Tuesday, March 17, 2009

Financial Headlines 3/17/2009

In a rare bit of good news, housing starts unexpectedly rose in February from a record low, on a rebound in condos and apartments.  Work began on 583,000 homes, a 22% increase from January.  Building permits, however, rose a mere 3% to a 547,000 annual pace.  The increase in housing starts was led by an 89% surge in the Northeast.  I'm not sure what they're so excited about in the Northeast to prompt the surge, but I'll take it as good news that the surge wasn't in Florida.

Credit card defaults rose to a 20-year high.  Calculated Risk highlighted some of the jarring increases in charge-off rates from major issuers:  AmEx rose from 8.3% in January to 8.7% in February.  Citi's default rate soared to 9.33% from 6.95%.  Chase rose from 5.94% to 6.35% and Capital One rose from 7.82% to 8.06%.  The rate of change of these numbers from month to month seems astonishing to me.  Calculated Risk wonders what indicative loss rates the government will be using for various asset classes in its stress tests on banks.  Given how high these rates already are, we may have already reached extreme levels, and the government might have to revise higher its worst case scenario.

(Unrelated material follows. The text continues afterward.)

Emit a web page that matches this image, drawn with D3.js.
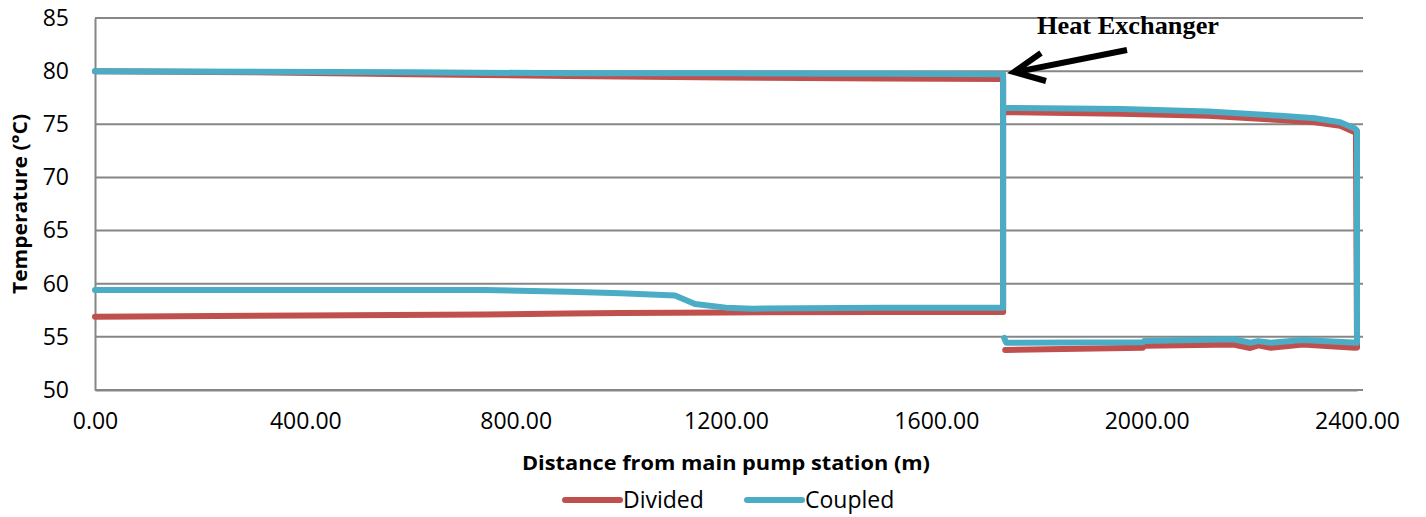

The focus of the markets has now shifted from whether our largest banks will survive (the government has indicated that they will, no matter what) to how bad this recession/depression is going to get.  Those that believe in the second-half recovery theory, because all of the crazy monetary and fiscal stimulus is eventually bound to work, can make a case that stocks are cheap.  Those who believe that it's impossible for the economy to recover so quickly from the bursting of such a huge credit bubble can make an argument that even if the government is set to continue to pump money into our banks, it will wind up diluting shareholders so much that the equity will become worthless.  Zero Hedge discusses the idea of "creeping equitization", where the government doesn't inject new capital but just continues to move down the capital structure, forcing conversion of preferred shares (i.e. Citi), followed by sub-debt, followed by senior debt, etc, into common shares.  Sort of a lose/lose for equity holders in either scenario.
Economic numbers matter more than ever, as investors attempt to come up with some sort of reasonable estimates for the length of the recession, while accounting for all of the various attempts by the government to speed through the downturn.  Continued volatility is the only certainty.